30 Jahre Joseph-Désiré Mobutu, der das Land in „Zaire“ umbenannte und durch unzählige Kulturrevolutionen schleifte, christliche Namen und europäische Kleidung verbot, bevor er sich einfach auf die Selbstbereicherung beschränkte, hinterließen eine geeintere Nation, als er sie 1965 vorgefunden hatte. Die vielen Befürchtungen, nach Mobutus Sturz durch Kabila 1996/97 könne Zaire zerfallen, waren daher völlig verfehlt. Vielmehr trug der Wunsch, eine Nation zu sein, Kabila an die Macht und hielt ihn dort auch noch, als er sich neuen Rebellionen gegenübersah und die Kontrolle über zwei Drittel des Landes verlor.

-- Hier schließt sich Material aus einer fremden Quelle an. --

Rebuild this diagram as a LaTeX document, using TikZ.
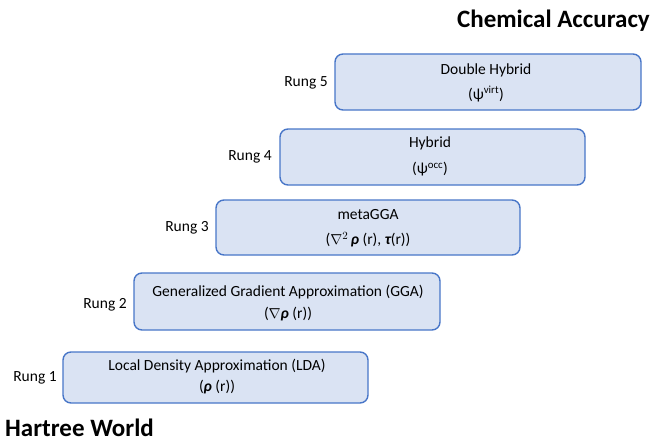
\documentclass[tikz,border=0pt]{standalone}
\usepackage{fontspec}
\setmainfont{Carlito}
\begin{document}
\begin{tikzpicture}[x=1pt,y=-1pt,
  rlab/.style={anchor=center, font=\fontsize{15.5}{18}\selectfont},
  btxt/.style={anchor=center, font=\fontsize{15.5}{18}\selectfont},
  ttl/.style={font=\bfseries\fontsize{25}{30}\selectfont}]
\useasboundingbox (0,0) rectangle (652,441);
\definecolor{boxedge}{RGB}{72,118,200}
\definecolor{boxfill}{RGB}{218,227,243}
\tikzset{rung/.style={draw=boxedge, line width=1.4pt, fill=boxfill, rounded corners=8pt}}
% boxes
\draw[rung] (335,54) rectangle (641,110);
\draw[rung] (280,129) rectangle (585,185);
\draw[rung] (216,200) rectangle (520,255);
\draw[rung] (134,273) rectangle (440,330);
\draw[rung] (63,352) rectangle (368,403);
% texts
\node[btxt] (t5a) at (486,70) {Double Hybrid};
\node[btxt] (t5b) at (486,94) {(ψ\textsuperscript{virt})};
\node[btxt] (t4a) at (430,143) {Hybrid};
\node[btxt] (t4b) at (430,169) {(ψ\textsuperscript{occ})};
\node[btxt] (t3a) at (368,215) {metaGGA};
\node[btxt] (t3b) at (368,240) {($\nabla^{2}$\,{\bfseries\itshape ρ} (r), {\bfseries\itshape τ}(r))};
\node[btxt] (t2a) at (288,292) {Generalized Gradient Approximation (GGA)};
\node[btxt] (t2b) at (288,314) {($\nabla${\bfseries\itshape ρ} (r))};
\node[btxt] (t1a) at (217,366) {Local Density Approximation (LDA)};
\node[btxt] (t1b) at (217,387) {({\bfseries\itshape ρ} (r))};
% rung labels
\node[rlab] (r5) at (306,83) {Rung 5};
\node[rlab] (r4) at (250,157) {Rung 4};
\node[rlab] (r3) at (187,228) {Rung 3};
\node[rlab] (r2) at (105,305) {Rung 2};
\node[rlab] (r1) at (35,378) {Rung 1};
% titles
\node[ttl, anchor=base east, inner sep=1pt] (top) at (651,28) {Chemical Accuracy};
\node[ttl, anchor=base west, inner sep=1pt] (bot) at (4,436) {Hartree World};
\end{tikzpicture}
\end{document}
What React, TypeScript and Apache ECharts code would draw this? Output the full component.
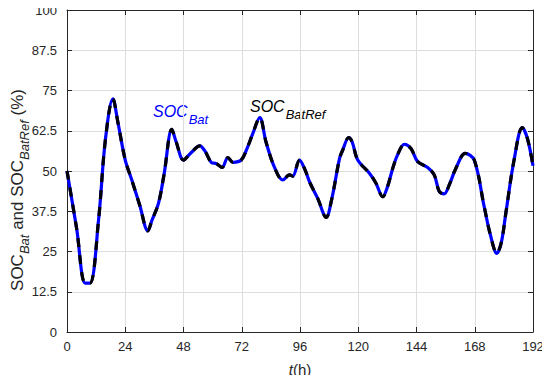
import React, { useEffect, useRef } from "react";
import * as echarts from "echarts";

// time (h)
const timeH = [
  0, 4, 7.5, 9.5, 13, 15.8, 18.9, 21, 24, 26.7, 30, 33.3, 35, 37.7, 40, 43.2, 45, 48,
  51, 54.7, 57, 59.5, 61.5, 63.9, 66.3, 68.4, 71.8, 73.9, 76.5, 79.4, 82, 85.5, 88.9,
  91.7, 93, 95.8, 98, 100, 103.3, 106.8, 109, 112.3, 113.6, 116.1, 117.5, 119.8, 124.6,
  127.3, 130.1, 132, 134.2, 136.2, 139, 141.7, 144.5, 148.6, 151.3, 153.4, 155.4, 157.5,
  160.2, 164.1, 167.8, 171.9, 174.5, 177.1, 179, 180.8, 184.2, 187.6, 189.7, 192,
];

// SOC_Bat (%)
const socBat = [
  50, 32, 15.2, 15.2, 34.8, 59.6, 72.4, 65, 53.4, 47.2, 39.3, 31.4, 34.7, 40, 49, 62.9, 59, 53.4,
  55.6, 57.8, 56, 52.6, 52.3, 51.1, 54.2, 52.7, 53.4, 56.5, 61.5, 66.6, 59, 51.1, 47.2,
  48.8, 48.4, 53.4, 50.5, 46.5, 41.5, 35.6, 41, 53.9, 56.5, 60.4, 59, 53.4, 49.3,
  46.2, 42, 45, 50.8, 55, 58.3, 57, 52.9, 51.1, 48.8, 43.6, 42.9, 45.7,
  50.8, 55.5, 53.4, 38.9, 30, 24.4, 28, 36.9, 53.4, 63.5, 60.1, 51.6,
];

// SOC_BatRef (%)
const socBatRef = [
  50, 32, 15.2, 15.2, 34.8, 59.6, 72.4, 65, 53.4, 47.2, 39.3, 31.4, 34.7, 40, 49, 62.9, 59, 53.4,
  55.6, 57.8, 56, 52.6, 52.3, 51.1, 54.2, 52.7, 53.4, 56.5, 61.5, 66.6, 59, 51.1, 47.2,
  48.8, 48.4, 53.4, 50.5, 46.5, 41.5, 35.6, 41, 53.9, 56.5, 60.4, 59, 53.4, 49.3,
  46.2, 42, 45, 50.8, 55, 58.3, 57, 52.9, 51.1, 48.8, 43.6, 42.9, 45.7,
  50.8, 55.5, 53.4, 38.9, 30, 24.4, 28, 36.9, 53.4, 63.5, 60.1, 51.6,
];

const xTicks = [0, 24, 48, 72, 96, 120, 144, 168, 192];
const yTicks = [0, 12.5, 25, 37.5, 50, 62.5, 75, 87.5, 100];

const FONT = "Arial, 'Liberation Sans', sans-serif";
const AX = "#262626";

export default function App() {
  const ref = useRef<HTMLDivElement>(null);
  useEffect(() => {
    if (!ref.current) return;
    const chart = echarts.init(ref.current, undefined, { renderer: "svg" });
    const bat = timeH.map((t, i) => [t, socBat[i]]);
    const batRef = timeH.map((t, i) => [t, socBatRef[i]]);
    const axCommon = {
      type: "value" as const,
      axisLine: { show: true, onZero: false, lineStyle: { color: AX, width: 1 } },
      axisTick: { show: true, inside: true, length: 5, lineStyle: { color: AX } },
    };
    chart.setOption({
      animation: false,
      backgroundColor: "#ffffff",
      grid: { left: 67, right: 17, top: 10, bottom: 51, containLabel: false },
      xAxis: [
        {
          ...axCommon,
          min: 0,
          max: 192,
          interval: 24,
          position: "bottom",
          axisLabel: {
            color: AX,
            fontSize: 13,
            fontFamily: FONT,
            margin: 8,
            formatter: (v: number) => (xTicks.includes(v) ? String(v) : ""),
          },
          splitLine: { show: true, lineStyle: { color: "#dedede", width: 1 } },
        },
        {
          ...axCommon,
          min: 0,
          max: 192,
          interval: 24,
          position: "top",
          axisLabel: { show: false },
          splitLine: { show: false },
        },
      ],
      yAxis: [
        {
          ...axCommon,
          min: 0,
          max: 100,
          interval: 12.5,
          position: "left",
          axisLabel: {
            color: AX,
            fontSize: 13,
            fontFamily: FONT,
            margin: 10,
            formatter: (v: number) => (yTicks.includes(v) ? String(v) : ""),
          },
          splitLine: { show: true, lineStyle: { color: "#dedede", width: 1 } },
        },
        {
          ...axCommon,
          min: 0,
          max: 100,
          interval: 12.5,
          position: "right",
          axisLabel: { show: false },
          splitLine: { show: false },
        },
      ],
      series: [
        {
          name: "SOC_Bat",
          type: "line",
          data: bat,
          smooth: 0.35,
          symbol: "none",
          lineStyle: { color: "#0000ff", width: 3.2 },
          z: 3,
        },
        {
          name: "SOC_BatRef",
          type: "line",
          data: batRef,
          smooth: 0.35,
          symbol: "none",
          lineStyle: { color: "#000000", width: 3.2, type: [9, 8] },
          z: 4,
        },
      ],
      graphic: [
        {
          type: "text",
          left: 153,
          top: 96,
          style: {
            text: "{m|SOC}{s|Bat}",
            fill: "#0000ff",
            rich: {
              m: { fontSize: 16, fontStyle: "italic", fontFamily: FONT, fill: "#0000ff", lineHeight: 18 },
              s: { fontSize: 13, fontStyle: "italic", fontFamily: FONT, fill: "#0000ff", lineHeight: 13, padding: [17, 0, 0, 1] },
            },
          },
        },
        {
          type: "text",
          left: 250,
          top: 91,
          style: {
            text: "{m|SOC}{s|BatRef}",
            fill: "#000000",
            rich: {
              m: { fontSize: 16, fontStyle: "italic", fontFamily: FONT, fill: "#000000", lineHeight: 18 },
              s: { fontSize: 13, fontStyle: "italic", fontFamily: FONT, fill: "#000000", lineHeight: 13, padding: [17, 0, 0, 1] },
            },
          },
        },
        {
          type: "text",
          x: 300,
          y: 369,
          style: {
            text: "{i|t}{n|(h)}",
            align: "center",
            verticalAlign: "middle",
            rich: {
              i: { fontSize: 15, fontStyle: "italic", fontFamily: FONT, fill: AX },
              n: { fontSize: 15, fontFamily: FONT, fill: AX },
            },
          },
        },
        {
          type: "text",
          x: 17,
          y: 190,
          rotation: Math.PI / 2,
          style: {
            text: "{m|SOC}{s|Bat}{m| and SOC}{s|BatRef}{m| (%)}",
            align: "center",
            verticalAlign: "middle",
            rich: {
              m: { fontSize: 17, fontFamily: FONT, fill: AX, lineHeight: 18 },
              s: { fontSize: 13, fontStyle: "italic", fontFamily: FONT, fill: AX, lineHeight: 13, padding: [14, 0, 0, 0] },
            },
          },
        },
      ],
    });
    return () => chart.dispose();
  }, []);
  return <div ref={ref} style={{ width: 550, height: 383, margin: -8 }} />;
}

Kabilas neuer Nationalismus war jedoch eine Karikatur, eine Pervertierung der einst ehrbaren Motive. Die Kabilisten, die das eigene Volk mit Willkürherrschaft gängelten, haben die multikulturelle, universalistische Botschaft des kongolesischen Nationalismus nie verstanden. Sie wollten daraus eine völkische Gemeinschaft pressen und diese in den Dienst des Individuums Kabila stellen.

Es ist typisch für die Kongolesen, dass sie sich darüber nicht einmal richtig aufregten. Es war ihnen einfach zu blöd. Denn war die kongolesische Nationalidentität eine Reaktion auf nackte Unterdrückung, so hat Kabilas Größenwahn als Reaktion etwas anderes hervorgerufen: den Rückzug aus der Politik, die Fixierung auf das private Glück und den Abschied von hochfliegenden Ambitionen. Dies liegt auch an der verzweifelten Lage der Bevölkerung in einem von Krieg und Ausplünderung zerstörten Land, wo über 80 Prozent der Menschen in absoluter Armut leben. Außerhalb der Hauptstadt Kinshasa ist von politischem Engagement kaum noch etwas zu sehen.

Die Kongolesen sind zu klug, als dass sie jetzt hoffen, ohne Kabila sei ein normales Leben plötzlich greifbar nah. Aber Kabilas Ermordung befördert die Nivellierung von Kongos politischer Klasse. Eine 30-tägige Staatstrauer in Kinshasa garantiert, dass sich für einen Monat nichts bewegt – jedenfalls nicht auf Initiative der Machthaber. In dieser Zeit des Stillstands werden die Bewohner des kabilistischen Hofes die Machtbalance an der Staatsspitze neu ausdealen – unter Ausschluss des Volkes, aber mit seiner Anteilnahme. Wenn daraus kein neuer megalomaner Diktator hervorgeht, könnten sich demnächst vielleicht ganz normale Leute bemüßigt sehen, die Staatsgeschäfte zu übernehmen. Dann endlich könnte Demokratie für den Kongo kein Fremdwort mehr sein.